Skip the pictures. Reproduce all other material exactly.

Supplied material

========

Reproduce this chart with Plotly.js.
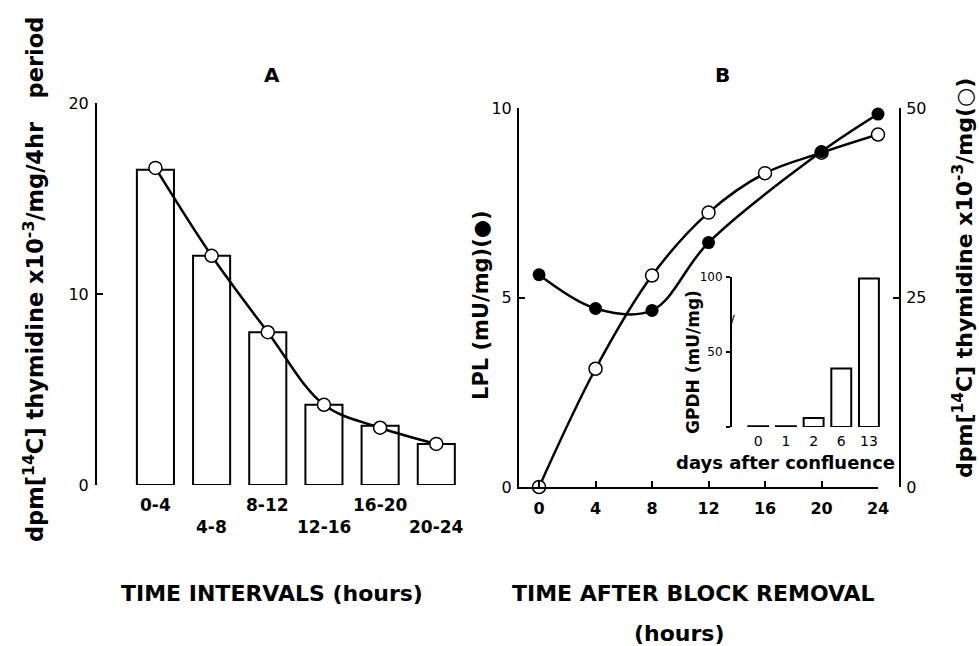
<!DOCTYPE html>
<html>
<head>
<meta charset="utf-8">
<script src="https://cdn.plot.ly/plotly-3.0.1.min.js"></script>
<style>html,body{margin:0;padding:0;background:#fff;}#chart{width:979px;height:646px;}</style>
</head>
<body>
<div id="chart"></div>
<script>
// Panel A: thymidine incorporation per 4-hr interval
const intervals = ["0-4", "4-8", "8-12", "12-16", "16-20", "20-24"];
const barValuesA = [16.5, 12.0, 8.0, 4.2, 3.1, 2.15];
const curveValuesA = [16.6, 12.0, 8.0, 4.2, 3.0, 2.15];

// Panel B: time after block removal
const hoursOpen = [0, 4, 8, 12, 16, 20, 24];
const thymidineB = [0, 15.6, 27.9, 36.2, 41.4, 44.1, 46.5];
const hoursFilled = [0, 4, 8, 12, 20, 24];
const lplB = [5.6, 4.71, 4.66, 6.45, 8.85, 9.84];
const hourTicks = [0, 4, 8, 12, 16, 20, 24];

// Inset: GPDH vs days after confluence
const days = ["0", "1", "2", "6", "13"];
const gpdh = [0.5, 0.5, 6, 39, 99];

const FONT = "DejaVu Sans";
const black = "#000";

const traces = [
  {type: "bar", x: intervals, y: barValuesA, xaxis: "x", yaxis: "y", width: 0.66,
   marker: {color: "#fff", line: {color: black, width: 2}}, hoverinfo: "skip"},
  {type: "scatter", mode: "lines+markers", x: intervals, y: curveValuesA, xaxis: "x", yaxis: "y",
   line: {color: black, width: 2.5, shape: "spline", smoothing: 1}, cliponaxis: false,
   marker: {symbol: "circle", size: 13, color: "#fff", line: {color: black, width: 1.5}}},
  {type: "scatter", mode: "lines+markers", x: hoursOpen, y: thymidineB, xaxis: "x2", yaxis: "y2",
   line: {color: black, width: 2.5, shape: "spline", smoothing: 1}, cliponaxis: false,
   marker: {symbol: "circle", size: 13, color: "#fff", line: {color: black, width: 1.5}}},
  {type: "scatter", mode: "lines+markers", x: hoursFilled, y: lplB, xaxis: "x2", yaxis: "y3",
   line: {color: black, width: 2.5, shape: "spline", smoothing: 1}, cliponaxis: false,
   marker: {symbol: "circle", size: 13, color: black}},
  {type: "bar", x: days, y: gpdh, xaxis: "x3", yaxis: "y4", width: 0.72,
   marker: {color: "#fff", line: {color: black, width: 2}}, hoverinfo: "skip"}
];

const axBase = {showgrid: false, zeroline: false, linecolor: black, tickcolor: black, fixedrange: true};

const P = (px) => px / 979;
const Q = (py) => 1 - py / 646;

const annotations = [];
intervals.forEach((c, i) => {
  annotations.push({text: c, x: c, xref: "x", y: 0, yref: "y", showarrow: false,
    xanchor: "center", yanchor: "middle", yshift: (i % 2 === 0) ? -20 : -42,
    font: {family: FONT, size: 17, weight: "bold", color: black}});
});
function ann(text, x, y, size, angle, weight) {
  annotations.push({text: text, x: P(x), y: Q(y), xref: "paper", yref: "paper", showarrow: false,
    xanchor: "center", yanchor: "middle", textangle: angle || 0,
    font: {family: FONT, size: size, weight: weight || "bold", color: black}});
}
ann("A", 272, 75, 20);
ann("B", 722, 75, 20);
ann("dpm[<sup>14</sup>C] thymidine x10<sup>-3</sup>/mg/4hr\u00a0\u00a0\u00a0period", 33, 280, 22.5, -90);
ann("LPL (mU/mg)(\u25CF)", 481, 305, 21, -90);
ann("dpm[<sup>14</sup>C] thymidine x10<sup>-3</sup>/mg(\u25CB)", 963, 278, 22, -90);
ann("TIME INTERVALS (hours)", 272, 593, 22);
ann("TIME AFTER BLOCK REMOVAL", 693, 593, 22);
ann("(hours)", 679, 633, 22);
ann("GPDH (mU/mg)", 693, 362, 17, -90);
ann("days after confluence", 785, 462, 18);
ann("/", 732, 320, 14, 0, "normal");

const layout = {
  width: 979, height: 646,
  margin: {l: 0, r: 0, t: 0, b: 0},
  paper_bgcolor: "#fff", plot_bgcolor: "rgba(0,0,0,0)",
  showlegend: false,
  font: {family: FONT, color: black},
  xaxis: Object.assign({}, axBase, {domain: [P(97), P(470)], type: "category", range: [-1.04, 5.6],
    showline: false, showticklabels: false, ticks: "", anchor: "y"}),
  yaxis: Object.assign({}, axBase, {domain: [Q(485), Q(103)], range: [0, 20], tickvals: [0, 10, 20],
    ticks: "inside", ticklen: 6, tickwidth: 2, showline: true, linewidth: 2, anchor: "x",
    tickfont: {family: FONT, size: 16}, ticklabelstandoff: 3}),
  xaxis2: Object.assign({}, axBase, {domain: [P(519), P(878)], range: [-1.42, 24], tickvals: hourTicks,
    ticks: "inside", ticklen: 6, tickwidth: 2, showline: true, linewidth: 2, anchor: "y2",
    tickfont: {family: FONT, size: 16, weight: "bold"}, ticklabelstandoff: 6}),
  // right axis: thymidine (open circles)
  yaxis2: Object.assign({}, axBase, {domain: [Q(487), Q(108)], side: "right", anchor: "free", position: P(900),
    range: [0, 50], tickvals: [0, 25, 50], ticks: "inside", ticklen: 6, tickwidth: 2,
    showline: true, linewidth: 2, tickfont: {family: FONT, size: 16}, ticklabelstandoff: 2}),
  // left axis: LPL (filled circles)
  yaxis3: Object.assign({}, axBase, {overlaying: "y2", side: "left", anchor: "x2", range: [0, 10], tickvals: [0, 5, 10],
    ticks: "inside", ticklen: 6, tickwidth: 2, showline: true, linewidth: 2,
    tickfont: {family: FONT, size: 16}, ticklabelstandoff: 2}),
  xaxis3: Object.assign({}, axBase, {domain: [P(732), P(880)], type: "category", range: [-0.95, 4.4],
    showline: false, ticks: "", anchor: "y4", tickfont: {family: FONT, size: 14}, ticklabelstandoff: 4}),
  yaxis4: Object.assign({}, axBase, {domain: [Q(427), Q(277)], range: [0, 100], tickvals: [0, 50, 100],
    ticktext: ["", "50", "100"], ticks: "outside", ticklen: 4, tickwidth: 2, showline: true, linewidth: 2,
    layer: "above traces",
    anchor: "x3", tickfont: {family: FONT, size: 12}, ticklabelstandoff: 1}),
  annotations: annotations
};

Plotly.newPlot("chart", traces, layout, {displayModeBar: false, staticPlot: true});
</script>
</body>
</html>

========

Solution to the problem
Reproduce this chart with Plotly.js.
<!DOCTYPE html>
<html>
<head>
<meta charset="utf-8">
<script src="https://cdn.plot.ly/plotly-3.0.1.min.js"></script>
<style>html,body{margin:0;padding:0;background:#fff;}#chart{width:979px;height:646px;}</style>
</head>
<body>
<div id="chart"></div>
<script>
// Panel A: thymidine incorporation per 4-hr interval
const intervals = ["0-4", "4-8", "8-12", "12-16", "16-20", "20-24"];
const barValuesA = [16.5, 12.0, 8.0, 4.2, 3.1, 2.15];
const curveValuesA = [16.6, 12.0, 8.0, 4.2, 3.0, 2.15];

// Panel B: time after block removal
const hoursOpen = [0, 4, 8, 12, 16, 20, 24];
const thymidineB = [0, 15.6, 27.9, 36.2, 41.4, 44.1, 46.5];
const hoursFilled = [0, 4, 8, 12, 20, 24];
const lplB = [5.6, 4.71, 4.66, 6.45, 8.85, 9.84];
const hourTicks = [0, 4, 8, 12, 16, 20, 24];

// Inset: GPDH vs days after confluence
const days = ["0", "1", "2", "6", "13"];
const gpdh = [0.5, 0.5, 6, 39, 99];

const FONT = "DejaVu Sans";
const black = "#000";

const traces = [
  {type: "bar", x: intervals, y: barValuesA, xaxis: "x", yaxis: "y", width: 0.66,
   marker: {color: "#fff", line: {color: black, width: 2}}, hoverinfo: "skip"},
  {type: "scatter", mode: "lines+markers", x: intervals, y: curveValuesA, xaxis: "x", yaxis: "y",
   line: {color: black, width: 2.5, shape: "spline", smoothing: 1}, cliponaxis: false,
   marker: {symbol: "circle", size: 13, color: "#fff", line: {color: black, width: 1.5}}},
  {type: "scatter", mode: "lines+markers", x: hoursOpen, y: thymidineB, xaxis: "x2", yaxis: "y2",
   line: {color: black, width: 2.5, shape: "spline", smoothing: 1}, cliponaxis: false,
   marker: {symbol: "circle", size: 13, color: "#fff", line: {color: black, width: 1.5}}},
  {type: "scatter", mode: "lines+markers", x: hoursFilled, y: lplB, xaxis: "x2", yaxis: "y3",
   line: {color: black, width: 2.5, shape: "spline", smoothing: 1}, cliponaxis: false,
   marker: {symbol: "circle", size: 13, color: black}},
  {type: "bar", x: days, y: gpdh, xaxis: "x3", yaxis: "y4", width: 0.72,
   marker: {color: "#fff", line: {color: black, width: 2}}, hoverinfo: "skip"}
];

const axBase = {showgrid: false, zeroline: false, linecolor: black, tickcolor: black, fixedrange: true};

const P = (px) => px / 979;
const Q = (py) => 1 - py / 646;

const annotations = [];
intervals.forEach((c, i) => {
  annotations.push({text: c, x: c, xref: "x", y: 0, yref: "y", showarrow: false,
    xanchor: "center", yanchor: "middle", yshift: (i % 2 === 0) ? -20 : -42,
    font: {family: FONT, size: 17, weight: "bold", color: black}});
});
function ann(text, x, y, size, angle, weight) {
  annotations.push({text: text, x: P(x), y: Q(y), xref: "paper", yref: "paper", showarrow: false,
    xanchor: "center", yanchor: "middle", textangle: angle || 0,
    font: {family: FONT, size: size, weight: weight || "bold", color: black}});
}
ann("A", 272, 75, 20);
ann("B", 722, 75, 20);
ann("dpm[<sup>14</sup>C] thymidine x10<sup>-3</sup>/mg/4hr\u00a0\u00a0\u00a0period", 33, 280, 22.5, -90);
ann("LPL (mU/mg)(\u25CF)", 481, 305, 21, -90);
ann("dpm[<sup>14</sup>C] thymidine x10<sup>-3</sup>/mg(\u25CB)", 963, 278, 22, -90);
ann("TIME INTERVALS (hours)", 272, 593, 22);
ann("TIME AFTER BLOCK REMOVAL", 693, 593, 22);
ann("(hours)", 679, 633, 22);
ann("GPDH (mU/mg)", 693, 362, 17, -90);
ann("days after confluence", 785, 462, 18);
ann("/", 732, 320, 14, 0, "normal");

const layout = {
  width: 979, height: 646,
  margin: {l: 0, r: 0, t: 0, b: 0},
  paper_bgcolor: "#fff", plot_bgcolor: "rgba(0,0,0,0)",
  showlegend: false,
  font: {family: FONT, color: black},
  xaxis: Object.assign({}, axBase, {domain: [P(97), P(470)], type: "category", range: [-1.04, 5.6],
    showline: false, showticklabels: false, ticks: "", anchor: "y"}),
  yaxis: Object.assign({}, axBase, {domain: [Q(485), Q(103)], range: [0, 20], tickvals: [0, 10, 20],
    ticks: "inside", ticklen: 6, tickwidth: 2, showline: true, linewidth: 2, anchor: "x",
    tickfont: {family: FONT, size: 16}, ticklabelstandoff: 3}),
  xaxis2: Object.assign({}, axBase, {domain: [P(519), P(878)], range: [-1.42, 24], tickvals: hourTicks,
    ticks: "inside", ticklen: 6, tickwidth: 2, showline: true, linewidth: 2, anchor: "y2",
    tickfont: {family: FONT, size: 16, weight: "bold"}, ticklabelstandoff: 6}),
  // right axis: thymidine (open circles)
  yaxis2: Object.assign({}, axBase, {domain: [Q(487), Q(108)], side: "right", anchor: "free", position: P(900),
    range: [0, 50], tickvals: [0, 25, 50], ticks: "inside", ticklen: 6, tickwidth: 2,
    showline: true, linewidth: 2, tickfont: {family: FONT, size: 16}, ticklabelstandoff: 2}),
  // left axis: LPL (filled circles)
  yaxis3: Object.assign({}, axBase, {overlaying: "y2", side: "left", anchor: "x2", range: [0, 10], tickvals: [0, 5, 10],
    ticks: "inside", ticklen: 6, tickwidth: 2, showline: true, linewidth: 2,
    tickfont: {family: FONT, size: 16}, ticklabelstandoff: 2}),
  xaxis3: Object.assign({}, axBase, {domain: [P(732), P(880)], type: "category", range: [-0.95, 4.4],
    showline: false, ticks: "", anchor: "y4", tickfont: {family: FONT, size: 14}, ticklabelstandoff: 4}),
  yaxis4: Object.assign({}, axBase, {domain: [Q(427), Q(277)], range: [0, 100], tickvals: [0, 50, 100],
    ticktext: ["", "50", "100"], ticks: "outside", ticklen: 4, tickwidth: 2, showline: true, linewidth: 2,
    layer: "above traces",
    anchor: "x3", tickfont: {family: FONT, size: 12}, ticklabelstandoff: 1}),
  annotations: annotations
};

Plotly.newPlot("chart", traces, layout, {displayModeBar: false, staticPlot: true});
</script>
</body>
</html>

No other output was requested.